Séquestrer du CO2 pour enrayer le changement climatique
Le sujet d'aujourd'hui présente un immense avantage: il pourrait presque se passer d'introduction, tout ou presque est contenu dans le titre. Le changement climatique est l'enjeu environnemental du XXIème siècle (avec la biodiversité, rien que ça... on ne risque pas de s'ennuyer ces 92 prochaines années), et dans l'état actuel des connaissances, il semble bien qu'il prenne la forme d'un réchauffement global et que sa cause principale soit le dioxide de carbone (CO2) émis dans l'atmosphère par les activités humaines. Si l'on considère ce problème avec les yeux d'un ingénieur, la solution est très simple: puisque le CO2 pose problème, enlevons le CO2! Cette solution est moins naïve qu'il n'y paraît: même si nous faisions des efforts surhumains et cessions demain d'émettre du CO2 , sa teneur dans l'atmosphère et donc le climat mettraient des siècles à revenir à ce que nous avons été habitués à considérer comme la normale. De nombreuses idées ont donc vu le jour pour retirer à l'atmosphère ce CO2 excédentaire. Parmi l'ensemble des stratégies imaginables et imaginées, je m'arrêterai aujourd'hui à deux récents exemples qui me sont tombés sous les griffes à une journée d'écart, et ce par le plus grand des hasards.

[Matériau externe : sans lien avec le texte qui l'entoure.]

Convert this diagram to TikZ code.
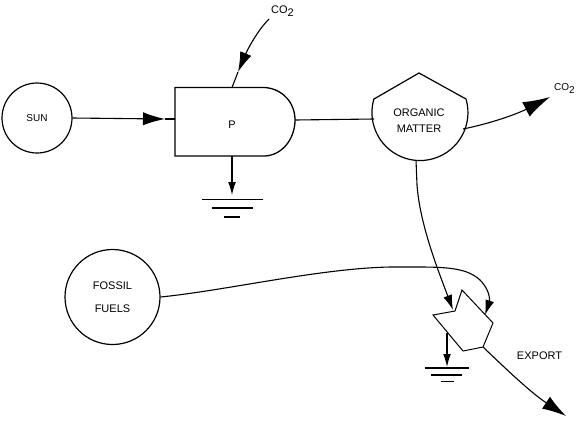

Le premier, qui fait l'objet d'un article publié dans PNAS, consiste à injecter le dioxyde de carbone dans le basalte des fonds marins. Le basalte, c'est la roche qui provient de la lave des dorsales océaniques, lave qui résulte elle-même d'une fusion partielle du manteau terrestre. Le basalte est donc riche en éléments calcoalcalins, calcium (Ca), magnesium (Mg), mais aussi en fer (Fe), éléments qui ont le bon goût de pouvoir se lier aux ions carbonate CO32- qui proviennent du CO2 pour former des minéraux solides (respectivement la calcite, la magnésite et la sidérite). C'est là le principal mécanisme qui permet de stocker du carbone. Un autre avantage d'injecter du CO2 dans ces eaux profondes est que passé 2700 mètres, le CO2 dissous devient plus dense que l'eau de mer, et donc coule (oui, moi aussi je trouve ça pas intuitif), ce qui l'empêche de remonter intempestivement et limite l'acidification aux eaux profondes. De plus, les basaltes sont recouverts de sédiments marins sous lesquels serait injecté le CO2 , opposant donc une barrière "stratigraphique" supplémentaire à la remontée de ce dernier. Imaginant un tel projet prenant place sur la plaque Juan de Fuca au Nord-Ouest des Etats-Unis et évaluant le volume de bassalte accessible, les auteurs estiment qu'il permettrait le stockage du CO2 émis par les USA pendant 122 à 147 ans, au rythme actuel des émissions (soit 250 Gt de CO2). Il reste bien sûr à évaluer la faisabilité d'un tel projet (combien il coûterait, et surtout combien d'énergie il consommerait), l'impact environnemental de l'injection de dioxyde de carbone... mais compte tenu des avantages potentiels, les auteurs plaident pour la mise en place d'une installation pilote. Je vous propose de vous reporter à l'article pour en savoir plus sur les détails de ce projet, qui est un exemple parmi bien d'autres. Penchons-nous plutôt sur un deuxième exemple.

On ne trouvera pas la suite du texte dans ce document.